This could explain a lot.




Very rarely do the people working full time on a framework/tool also use that framework/tool in a non-toy setting. They aren't working two full time jobs after all.


Always, always, dogfood what you produce. The number one way devs cease making products people care to use is by not using what they make.


I think there should be a distinction here. E.g. if you work on a browser, possibly implementing parts of image loading, or javascript parser, etc.

Are you consider a dogfooder if you use the browser? or do you need to lots of write Javascript yourself, etc. to be considered "a user of your product"?

Typically, these are two different sets of people.

So, I don't buy the "always, always" part


I suppose this problem is timeless, back when I was active in the PHP community it was a long-running joke that people who "graduated" to committing to the actual php source (in C) were not doing web development work anymore. And I suppose it was actually true for the majority. On the other hand, designing language features wasn't really related to using it for web work.

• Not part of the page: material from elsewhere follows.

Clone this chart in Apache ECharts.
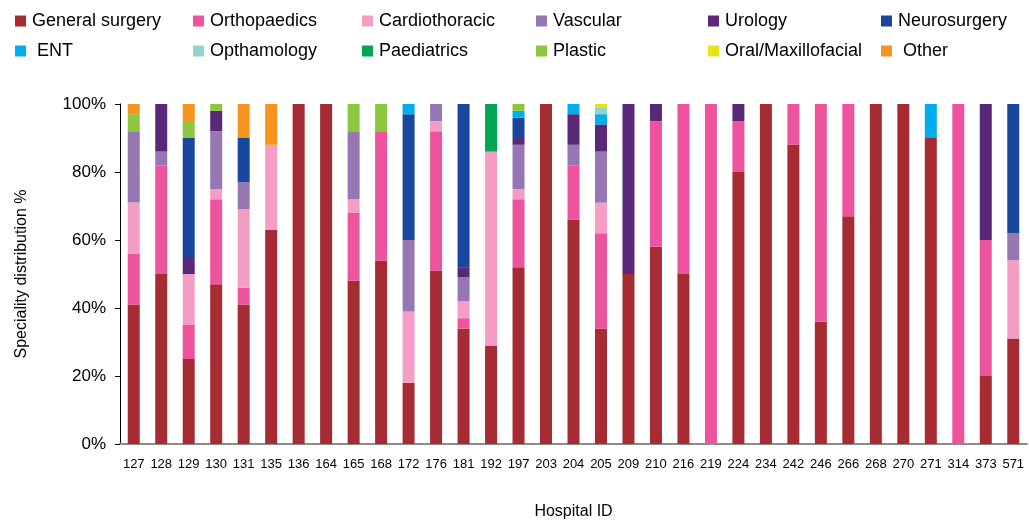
<!DOCTYPE html>
<html>
<head>
<meta charset="utf-8">
<script src="https://cdn.jsdelivr.net/npm/echarts@6/dist/echarts.min.js"></script>
<style>
  html, body { margin: 0; padding: 0; background: #fff; }
  #chart { width: 1029px; height: 525px; }
</style>
</head>
<body>
<div id="chart"></div>
<script>
// hospital ids along the x axis
var hospitals = ['127','128','129','130','131','135','136','164','165','168','172','176','181','192','197','203',
                 '204','205','209','210','216','219','224','234','242','246','266','268','270','271','314','373','571'];

// speciality share (%) per hospital
var generalSurgery = [41,50,25,47,41,63,100,100,48,54,18,51,34,29,52,100,66,34,50,58,50,0,80,100,88,36,67,100,100,90,0,20,31];
var orthopaedics   = [15,32,10,25,5,0,0,0,20,38,0,41,3,0,20,0,16,28,0,37,50,100,15,0,12,64,33,0,0,0,100,40,0];
var cardiothoracic = [15,0,15,3,23,25,0,0,4,0,21,3,5,57,3,0,0,9,0,0,0,0,0,0,0,0,0,0,0,0,0,0,23];
var vascular       = [21,4,0,17,8,0,0,0,20,0,21,5,7,0,13,0,6,15,0,0,0,0,0,0,0,0,0,0,0,0,0,0,8];
var urology        = [0,14,5,6,0,0,0,0,0,0,0,0,3,0,2,0,9,8,50,5,0,0,5,0,0,0,0,0,0,0,0,40,0];
var neurosurgery   = [0,0,35,0,13,0,0,0,0,0,37,0,48,0,6,0,0,0,0,0,0,0,0,0,0,0,0,0,0,0,0,0,38];
var ent            = [0,0,0,0,0,0,0,0,0,0,3,0,0,0,2,0,3,3,0,0,0,0,0,0,0,0,0,0,0,10,0,0,0];
var opthamology    = [0,0,0,0,0,0,0,0,0,0,0,0,0,0,0,0,0,2,0,0,0,0,0,0,0,0,0,0,0,0,0,0,0];
var paediatrics    = [0,0,0,0,0,0,0,0,0,0,0,0,0,14,0,0,0,0,0,0,0,0,0,0,0,0,0,0,0,0,0,0,0];
var plastic        = [5,0,5,2,0,0,0,0,8,8,0,0,0,0,2,0,0,0,0,0,0,0,0,0,0,0,0,0,0,0,0,0,0];
var oralMaxillo    = [0,0,0,0,0,0,0,0,0,0,0,0,0,0,0,0,0,1,0,0,0,0,0,0,0,0,0,0,0,0,0,0,0];
var other          = [3,0,5,0,10,12,0,0,0,0,0,0,0,0,0,0,0,0,0,0,0,0,0,0,0,0,0,0,0,0,0,0,0];

var yTicks = [0, 20, 40, 60, 80, 100];

var specialities = [
  { name: 'General surgery',    data: generalSurgery, color: '#A62B32' },
  { name: 'Orthopaedics',       data: orthopaedics,   color: '#EE549D' },
  { name: 'Cardiothoracic',     data: cardiothoracic, color: '#F49EC5' },
  { name: 'Vascular',           data: vascular,       color: '#9677B3' },
  { name: 'Urology',            data: urology,        color: '#5A2878' },
  { name: 'Neurosurgery',       data: neurosurgery,   color: '#19479E' },
  { name: 'ENT',                data: ent,            color: '#00AEEF' },
  { name: 'Opthamology',        data: opthamology,    color: '#93D3CF' },
  { name: 'Paediatrics',        data: paediatrics,    color: '#00A651' },
  { name: 'Plastic',            data: plastic,        color: '#8DC63F' },
  { name: 'Oral/Maxillofacial', data: oralMaxillo,    color: '#E5E31A' },
  { name: 'Other',              data: other,          color: '#F7941D' }
];

// legend is two rows of six, laid out on fixed columns
var legendCols = [15, 193, 362, 536, 708, 881];
var legendRows = [12, 42];

var font = "'Liberation Sans', Arial, sans-serif";

var legends = specialities.map(function (s, i) {
  return {
    data: [s.name],
    left: legendCols[i % 6],
    top: legendRows[Math.floor(i / 6)],
    icon: 'rect',
    itemWidth: 11,
    itemHeight: 11,
    itemGap: 0,
    padding: 0,
    selectedMode: false,
    formatter: function (n) { return (n === 'ENT' || n === 'Other') ? ' ' + n : n; },
    textStyle: { fontFamily: font, fontSize: 18, lineHeight: 18, color: '#000', padding: [0, 0, 0, 1] }
  };
});

var myChart = echarts.init(document.getElementById('chart'));
myChart.setOption({
  animation: false,
  textStyle: { fontFamily: font },
  legend: legends,
  grid: { left: 120, right: 2, top: 104, bottom: 81 },
  xAxis: {
    type: 'category',
    data: hospitals,
    name: 'Hospital ID',
    nameLocation: 'middle',
    nameGap: 60,
    nameTextStyle: { fontFamily: font, fontSize: 16, color: '#000' },
    axisLine: { lineStyle: { color: '#8c8c8c', width: 2 } },
    axisTick: { length: 5, lineStyle: { color: '#333' } },
    axisLabel: { fontFamily: font, fontSize: 13, color: '#000', margin: 14, interval: 0 }
  },
  yAxis: {
    type: 'value',
    min: yTicks[0],
    max: yTicks[yTicks.length - 1],
    interval: 20,
    name: 'Speciality distribution %',
    nameLocation: 'middle',
    nameGap: 90,
    nameRotate: 90,
    nameTextStyle: { fontFamily: font, fontSize: 16, color: '#000' },
    axisLine: { show: true, lineStyle: { color: '#000' } },
    axisTick: { show: true, length: 5, lineStyle: { color: '#000' } },
    axisLabel: { fontFamily: font, fontSize: 17, color: '#000', margin: 14, formatter: '{value}%' },
    splitLine: { show: false }
  },
  series: specialities.map(function (s) {
    return {
      name: s.name,
      type: 'bar',
      stack: 'total',
      barWidth: 12,
      data: s.data,
      itemStyle: { color: s.color }
    };
  })
});
</script>
</body>
</html>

Dogfooding doesn't mean you know how to build it. Take for example the graphics engineers on Unreal Engine. They almost certainly know how to fly around test zones or make stress scenarios, but they aren't going to be building large, detailed, open world maps like will be seen in the next Cyberpunk or whatever. And it's not reasonable to expect that of them, either.

Nor are the people doing UI work in Blender going to be able to make Big Bunny.

Nor are the people working on fusion360's parametric system going to build complex mechanical-fluid simulation scenarios.

Flutter is simpler than those, sure, but even in that world you have people that do nothing but fonts & text for their entire careers. They'll know how to do text stuff in flutter, but they'd be lost if you demanded they make a tiktok clone.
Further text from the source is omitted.